• **Exercise goal**
Starting at the first line of the listing below, repeat each line up to and including the one containing "import plotly.graph_objects as go". Leave out pictures.

========================================

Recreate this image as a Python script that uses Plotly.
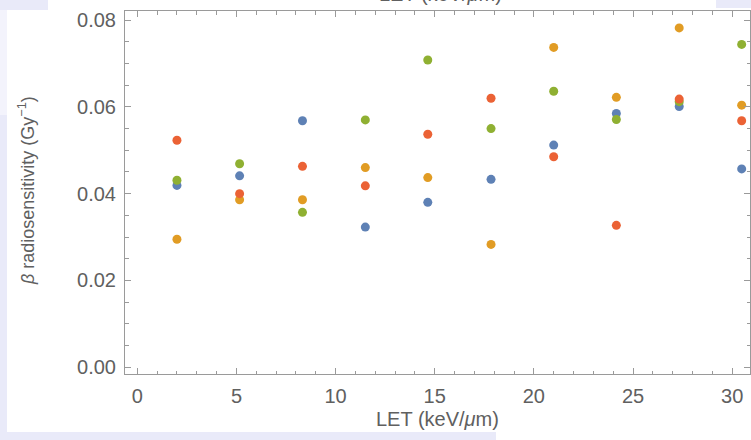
import plotly.graph_objects as go

# ---- data ----
let_values = [2.0, 5.16, 8.33, 11.5, 14.65, 17.84, 21.0, 24.16, 27.33, 30.48]
series_blue = [0.0419, 0.0441, 0.0568, 0.0323, 0.0380, 0.0433, 0.0512, 0.0585, 0.0601, 0.0457]
series_orange = [0.0295, 0.0386, 0.0386, 0.0460, 0.0437, 0.0283, 0.0737, 0.0622, 0.0782, 0.0604]
series_green = [0.0431, 0.0469, 0.0357, 0.0570, 0.0708, 0.0550, 0.0636, 0.0571, 0.0612, 0.0744]
series_red = [0.0523, 0.0400, 0.0463, 0.0418, 0.0537, 0.0620, 0.0485, 0.0327, 0.0618, 0.0568]
x_ticks = [0, 5, 10, 15, 20, 25, 30]
y_ticks = [0.00, 0.02, 0.04, 0.06, 0.08]
y_tick_labels = ["0.00", "0.02", "0.04", "0.06", "0.08"]

colors = ["#5E81B5", "#E19C24", "#8FB032", "#EB6235"]
series = [series_blue, series_orange, series_green, series_red]

W, H = 751, 440
ML, MR, MT, MB = 125, 1, 11, 66
PW, PH = W - ML - MR, H - MT - MB

def px_x(p):
    return (p - ML) / PW

def px_y(p):
    return (H - MB - p) / PH

fig = go.Figure()
for vals, c in zip(series, colors):
    fig.add_trace(go.Scatter(x=let_values, y=vals, mode="markers",
                             marker=dict(color=c, size=9, line=dict(width=0)),
                             showlegend=False, hoverinfo="x+y"))

frame_col = "#9a9a9a"
txt_col = "#606060"
font = "Liberation Sans, Arial, sans-serif"

fig.update_xaxes(range=[-0.62, 30.9], tickvals=x_ticks, ticks="inside", ticklen=6,
                 tickcolor=frame_col, showline=True, linecolor=frame_col, linewidth=1,
                 mirror="allticks", showgrid=False, zeroline=False,
                 tickfont=dict(size=20, color=txt_col, family=font),
                 minor=dict(dtick=1, tick0=0, ticks="inside", ticklen=3.5, tickcolor=frame_col, showgrid=False),
                 ticklabelstandoff=4, ticklabeloverflow="allow")
fig.update_yaxes(range=[-0.00157, 0.0821], tickvals=y_ticks, ticktext=y_tick_labels,
                 ticks="inside", ticklen=6,
                 tickcolor=frame_col, showline=True, linecolor=frame_col, linewidth=1,
                 mirror="allticks", showgrid=False, zeroline=False,
                 tickfont=dict(size=20, color=txt_col, family=font),
                 minor=dict(dtick=0.005, tick0=0, ticks="inside", ticklen=3.5, tickcolor=frame_col, showgrid=False),
                 ticklabelstandoff=4, ticklabeloverflow="allow")

lav = "#E9EAF9"
lav_light = "#F3F3FC"
def rect(x0, x1, y0, y1, col):
    return dict(type="rect", xref="paper", yref="paper", x0=px_x(x0), x1=px_x(x1),
                y0=px_y(y1), y1=px_y(y0), fillcolor=col, line=dict(width=0), layer="below")

shapes = [
    rect(0, 7, 115, 432, lav),
    rect(0, 7, 10, 115, lav_light),
    rect(0, 48, 0, 10, lav),
    rect(716, 751, 0, 8, lav),
    rect(0, 496, 432, 440, lav),
]

annotations = [
    dict(text="LET (keV/<i>μ</i>m)", xref="paper", yref="paper", x=px_x(437), y=px_y(419),
         xanchor="center", yanchor="middle", showarrow=False,
         font=dict(size=20, color=txt_col, family=font)),
    dict(text="LET (keV/<i>μ</i>m)", xref="paper", yref="paper", x=px_x(440), y=px_y(-6),
         xanchor="center", yanchor="middle", showarrow=False,
         font=dict(size=20, color=txt_col, family=font)),
    dict(text="<i>β</i> radiosensitivity (Gy<sup>−1</sup>)", xref="paper", yref="paper",
         x=px_x(26), y=px_y(190), xanchor="center", yanchor="middle", textangle=-90,
         showarrow=False, font=dict(size=18, color=txt_col, family=font)),
]

fig.update_layout(width=W, height=H, margin=dict(l=ML, r=MR, t=MT, b=MB, pad=0),
                  paper_bgcolor="white", plot_bgcolor="white",
                  shapes=shapes, annotations=annotations, showlegend=False)

fig.write_html("out.html")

========================================

• **Answer to the exercise**
Recreate this image as a Python script that uses Plotly.
import plotly.graph_objects as go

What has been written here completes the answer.